**Given data:**
* start *

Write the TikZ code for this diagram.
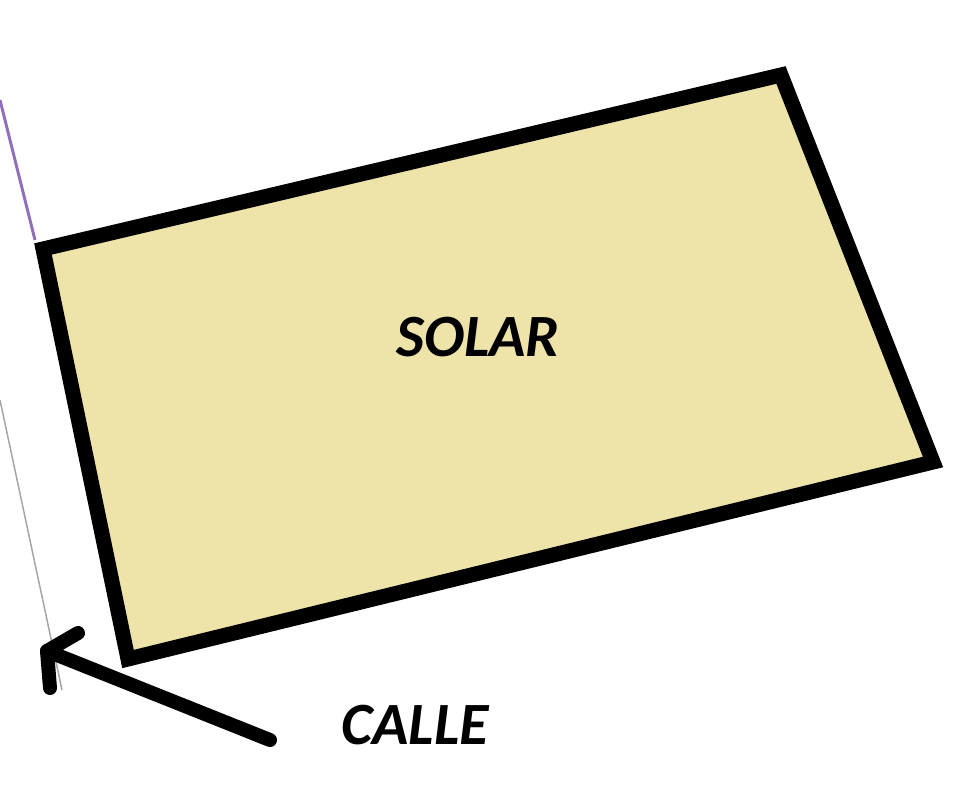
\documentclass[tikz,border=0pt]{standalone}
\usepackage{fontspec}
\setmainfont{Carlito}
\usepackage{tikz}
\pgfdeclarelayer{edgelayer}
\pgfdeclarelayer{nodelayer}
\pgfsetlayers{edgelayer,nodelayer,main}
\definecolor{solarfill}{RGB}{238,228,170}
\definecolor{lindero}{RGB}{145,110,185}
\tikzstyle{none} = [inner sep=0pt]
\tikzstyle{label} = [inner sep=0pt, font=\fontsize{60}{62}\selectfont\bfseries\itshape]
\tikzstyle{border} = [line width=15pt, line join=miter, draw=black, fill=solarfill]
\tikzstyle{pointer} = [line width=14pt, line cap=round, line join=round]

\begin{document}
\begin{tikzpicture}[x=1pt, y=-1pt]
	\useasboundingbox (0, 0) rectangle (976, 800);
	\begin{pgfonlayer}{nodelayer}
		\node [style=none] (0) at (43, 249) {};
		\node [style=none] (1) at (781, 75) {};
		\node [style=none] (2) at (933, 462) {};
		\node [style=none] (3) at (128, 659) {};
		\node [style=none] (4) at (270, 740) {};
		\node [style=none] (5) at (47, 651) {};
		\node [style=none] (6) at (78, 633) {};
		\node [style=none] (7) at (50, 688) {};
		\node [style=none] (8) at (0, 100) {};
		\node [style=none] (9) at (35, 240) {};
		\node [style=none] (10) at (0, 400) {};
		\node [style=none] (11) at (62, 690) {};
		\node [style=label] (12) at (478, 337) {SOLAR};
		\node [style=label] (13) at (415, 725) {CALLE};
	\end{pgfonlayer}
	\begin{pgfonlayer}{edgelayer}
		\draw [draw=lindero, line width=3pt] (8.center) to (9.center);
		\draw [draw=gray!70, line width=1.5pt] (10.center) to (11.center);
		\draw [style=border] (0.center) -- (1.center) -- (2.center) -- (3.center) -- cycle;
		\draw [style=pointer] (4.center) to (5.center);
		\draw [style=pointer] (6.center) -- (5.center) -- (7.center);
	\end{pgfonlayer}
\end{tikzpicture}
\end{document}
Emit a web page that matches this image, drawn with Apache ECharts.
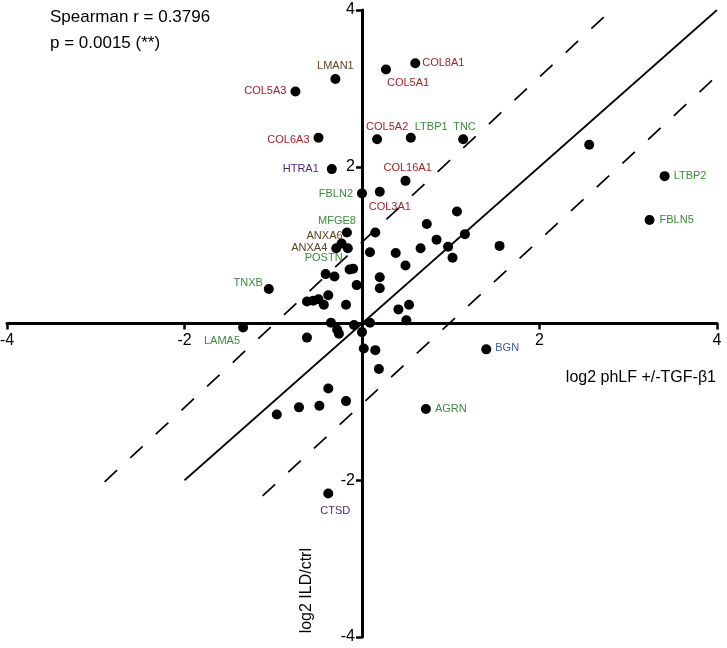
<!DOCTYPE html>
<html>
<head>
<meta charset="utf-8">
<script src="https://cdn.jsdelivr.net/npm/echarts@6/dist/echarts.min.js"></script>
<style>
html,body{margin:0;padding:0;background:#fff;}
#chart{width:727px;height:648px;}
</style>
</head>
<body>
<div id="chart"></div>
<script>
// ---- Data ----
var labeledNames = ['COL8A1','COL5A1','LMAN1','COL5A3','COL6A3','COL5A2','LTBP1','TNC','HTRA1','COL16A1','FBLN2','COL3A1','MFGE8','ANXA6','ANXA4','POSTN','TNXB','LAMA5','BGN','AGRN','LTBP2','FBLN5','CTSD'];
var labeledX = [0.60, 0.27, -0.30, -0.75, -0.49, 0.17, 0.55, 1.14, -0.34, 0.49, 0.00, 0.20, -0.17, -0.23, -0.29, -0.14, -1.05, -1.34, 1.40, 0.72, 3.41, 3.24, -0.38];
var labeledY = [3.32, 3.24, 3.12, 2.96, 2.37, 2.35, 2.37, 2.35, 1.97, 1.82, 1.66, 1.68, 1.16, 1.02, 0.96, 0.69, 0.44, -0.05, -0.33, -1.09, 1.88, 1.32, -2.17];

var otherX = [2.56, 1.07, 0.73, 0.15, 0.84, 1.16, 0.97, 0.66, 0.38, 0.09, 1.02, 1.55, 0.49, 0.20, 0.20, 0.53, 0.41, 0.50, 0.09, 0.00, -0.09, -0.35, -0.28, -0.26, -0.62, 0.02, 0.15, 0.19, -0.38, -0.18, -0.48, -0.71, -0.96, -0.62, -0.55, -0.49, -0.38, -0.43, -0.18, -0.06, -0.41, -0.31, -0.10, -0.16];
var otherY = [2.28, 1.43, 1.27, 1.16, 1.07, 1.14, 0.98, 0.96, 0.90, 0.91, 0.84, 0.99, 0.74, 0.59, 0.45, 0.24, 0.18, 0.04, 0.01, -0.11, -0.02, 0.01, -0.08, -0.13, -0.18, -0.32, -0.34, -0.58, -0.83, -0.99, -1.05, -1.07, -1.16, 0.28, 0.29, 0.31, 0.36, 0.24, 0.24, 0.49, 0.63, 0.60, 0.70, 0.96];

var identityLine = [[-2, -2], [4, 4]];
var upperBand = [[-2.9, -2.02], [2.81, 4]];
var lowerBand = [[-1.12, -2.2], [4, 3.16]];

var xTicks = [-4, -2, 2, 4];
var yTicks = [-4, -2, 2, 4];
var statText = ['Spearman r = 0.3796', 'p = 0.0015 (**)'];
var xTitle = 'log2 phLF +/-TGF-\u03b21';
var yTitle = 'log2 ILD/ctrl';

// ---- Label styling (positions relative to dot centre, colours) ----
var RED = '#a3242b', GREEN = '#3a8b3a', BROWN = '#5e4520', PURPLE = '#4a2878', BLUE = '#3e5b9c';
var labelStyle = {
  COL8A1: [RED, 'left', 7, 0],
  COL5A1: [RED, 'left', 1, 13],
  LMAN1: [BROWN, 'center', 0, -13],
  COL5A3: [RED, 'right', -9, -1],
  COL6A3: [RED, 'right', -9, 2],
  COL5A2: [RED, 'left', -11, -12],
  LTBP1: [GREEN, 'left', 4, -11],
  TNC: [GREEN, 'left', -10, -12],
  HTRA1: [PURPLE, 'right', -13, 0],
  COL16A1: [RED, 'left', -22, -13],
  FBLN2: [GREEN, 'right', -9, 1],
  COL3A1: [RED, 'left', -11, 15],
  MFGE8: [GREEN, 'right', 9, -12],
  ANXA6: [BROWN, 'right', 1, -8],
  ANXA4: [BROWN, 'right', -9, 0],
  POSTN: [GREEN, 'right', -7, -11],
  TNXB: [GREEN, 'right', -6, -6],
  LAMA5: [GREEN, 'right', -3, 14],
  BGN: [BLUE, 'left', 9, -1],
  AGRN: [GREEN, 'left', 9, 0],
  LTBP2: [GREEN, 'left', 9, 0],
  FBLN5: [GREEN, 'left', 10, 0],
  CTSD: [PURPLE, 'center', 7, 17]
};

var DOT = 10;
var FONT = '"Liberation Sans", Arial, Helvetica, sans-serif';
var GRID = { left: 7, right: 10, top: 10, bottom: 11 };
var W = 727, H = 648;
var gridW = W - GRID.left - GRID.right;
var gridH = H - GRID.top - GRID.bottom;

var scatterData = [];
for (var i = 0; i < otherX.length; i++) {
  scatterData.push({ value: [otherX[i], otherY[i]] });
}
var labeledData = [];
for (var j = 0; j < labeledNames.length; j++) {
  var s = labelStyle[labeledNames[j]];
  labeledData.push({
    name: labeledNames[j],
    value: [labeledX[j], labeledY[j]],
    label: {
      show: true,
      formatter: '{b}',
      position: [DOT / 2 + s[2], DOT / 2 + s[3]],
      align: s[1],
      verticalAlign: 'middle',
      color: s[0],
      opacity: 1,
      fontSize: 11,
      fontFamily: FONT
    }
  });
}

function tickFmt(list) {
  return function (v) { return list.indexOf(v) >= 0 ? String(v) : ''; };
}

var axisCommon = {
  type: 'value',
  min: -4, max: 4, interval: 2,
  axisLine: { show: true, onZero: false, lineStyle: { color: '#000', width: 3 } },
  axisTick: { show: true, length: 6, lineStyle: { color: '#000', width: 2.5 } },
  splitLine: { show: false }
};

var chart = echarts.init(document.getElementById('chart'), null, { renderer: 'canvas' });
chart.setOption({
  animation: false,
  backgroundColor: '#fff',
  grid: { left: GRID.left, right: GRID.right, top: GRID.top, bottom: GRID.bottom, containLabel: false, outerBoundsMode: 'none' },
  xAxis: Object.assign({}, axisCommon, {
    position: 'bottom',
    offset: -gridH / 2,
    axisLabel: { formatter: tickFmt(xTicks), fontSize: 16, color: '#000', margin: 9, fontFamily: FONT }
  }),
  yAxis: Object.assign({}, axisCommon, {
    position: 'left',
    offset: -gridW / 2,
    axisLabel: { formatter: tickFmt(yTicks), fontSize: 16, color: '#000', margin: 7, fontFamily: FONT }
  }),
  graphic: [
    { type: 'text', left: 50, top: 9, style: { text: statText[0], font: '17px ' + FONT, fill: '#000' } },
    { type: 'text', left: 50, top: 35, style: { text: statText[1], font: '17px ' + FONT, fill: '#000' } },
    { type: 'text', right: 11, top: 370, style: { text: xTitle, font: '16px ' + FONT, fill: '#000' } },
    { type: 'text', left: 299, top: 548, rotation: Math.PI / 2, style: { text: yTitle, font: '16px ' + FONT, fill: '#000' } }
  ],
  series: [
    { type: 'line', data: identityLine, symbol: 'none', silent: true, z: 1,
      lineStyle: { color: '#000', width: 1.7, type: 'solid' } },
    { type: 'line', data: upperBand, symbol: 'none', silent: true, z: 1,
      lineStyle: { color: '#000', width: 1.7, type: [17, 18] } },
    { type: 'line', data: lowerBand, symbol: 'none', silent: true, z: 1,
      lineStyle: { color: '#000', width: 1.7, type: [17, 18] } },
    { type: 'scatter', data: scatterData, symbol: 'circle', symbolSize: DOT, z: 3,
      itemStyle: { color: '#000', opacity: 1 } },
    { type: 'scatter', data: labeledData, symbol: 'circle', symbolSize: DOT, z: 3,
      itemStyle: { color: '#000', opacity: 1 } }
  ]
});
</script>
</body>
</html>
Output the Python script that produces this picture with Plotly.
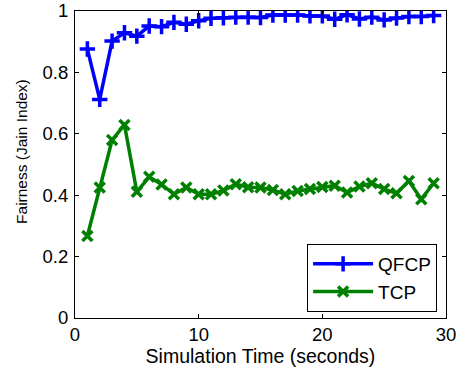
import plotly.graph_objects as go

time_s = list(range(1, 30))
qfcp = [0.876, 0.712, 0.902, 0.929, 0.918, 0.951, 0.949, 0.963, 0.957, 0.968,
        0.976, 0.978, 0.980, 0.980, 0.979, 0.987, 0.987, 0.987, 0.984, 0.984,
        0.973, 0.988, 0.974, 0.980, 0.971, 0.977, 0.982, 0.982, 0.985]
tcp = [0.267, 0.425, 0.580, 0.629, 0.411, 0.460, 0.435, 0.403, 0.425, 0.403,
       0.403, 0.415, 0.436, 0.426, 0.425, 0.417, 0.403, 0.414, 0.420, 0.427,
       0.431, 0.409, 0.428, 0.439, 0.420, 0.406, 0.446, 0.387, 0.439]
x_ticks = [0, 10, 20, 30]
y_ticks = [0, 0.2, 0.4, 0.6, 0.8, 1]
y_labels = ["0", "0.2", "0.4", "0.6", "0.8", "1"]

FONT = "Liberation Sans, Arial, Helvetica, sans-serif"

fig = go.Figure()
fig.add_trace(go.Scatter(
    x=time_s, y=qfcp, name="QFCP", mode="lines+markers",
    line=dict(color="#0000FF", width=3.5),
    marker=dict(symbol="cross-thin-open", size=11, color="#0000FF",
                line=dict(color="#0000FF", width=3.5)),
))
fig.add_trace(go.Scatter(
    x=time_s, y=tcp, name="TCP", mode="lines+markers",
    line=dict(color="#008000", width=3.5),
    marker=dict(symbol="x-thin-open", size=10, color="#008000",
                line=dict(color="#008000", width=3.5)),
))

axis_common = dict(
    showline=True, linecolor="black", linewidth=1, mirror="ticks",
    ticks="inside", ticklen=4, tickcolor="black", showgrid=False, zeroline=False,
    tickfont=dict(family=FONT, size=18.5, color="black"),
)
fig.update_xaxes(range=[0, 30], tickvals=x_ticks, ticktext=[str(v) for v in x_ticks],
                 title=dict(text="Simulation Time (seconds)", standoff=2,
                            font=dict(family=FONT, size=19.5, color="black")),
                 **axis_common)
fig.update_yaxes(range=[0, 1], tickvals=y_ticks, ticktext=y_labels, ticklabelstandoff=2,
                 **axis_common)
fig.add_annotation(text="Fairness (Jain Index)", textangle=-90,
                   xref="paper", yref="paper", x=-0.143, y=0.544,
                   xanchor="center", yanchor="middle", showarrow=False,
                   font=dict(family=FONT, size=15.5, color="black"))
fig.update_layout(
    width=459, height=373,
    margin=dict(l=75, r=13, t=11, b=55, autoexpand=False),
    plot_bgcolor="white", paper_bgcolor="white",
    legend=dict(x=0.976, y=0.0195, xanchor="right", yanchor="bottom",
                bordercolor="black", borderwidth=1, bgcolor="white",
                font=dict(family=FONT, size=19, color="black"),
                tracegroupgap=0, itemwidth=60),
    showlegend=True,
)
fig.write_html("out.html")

* end *

**Problem details:**
Of the lines in the entries above, how many include "this"? Only the number should be given.

**Correct result:**
3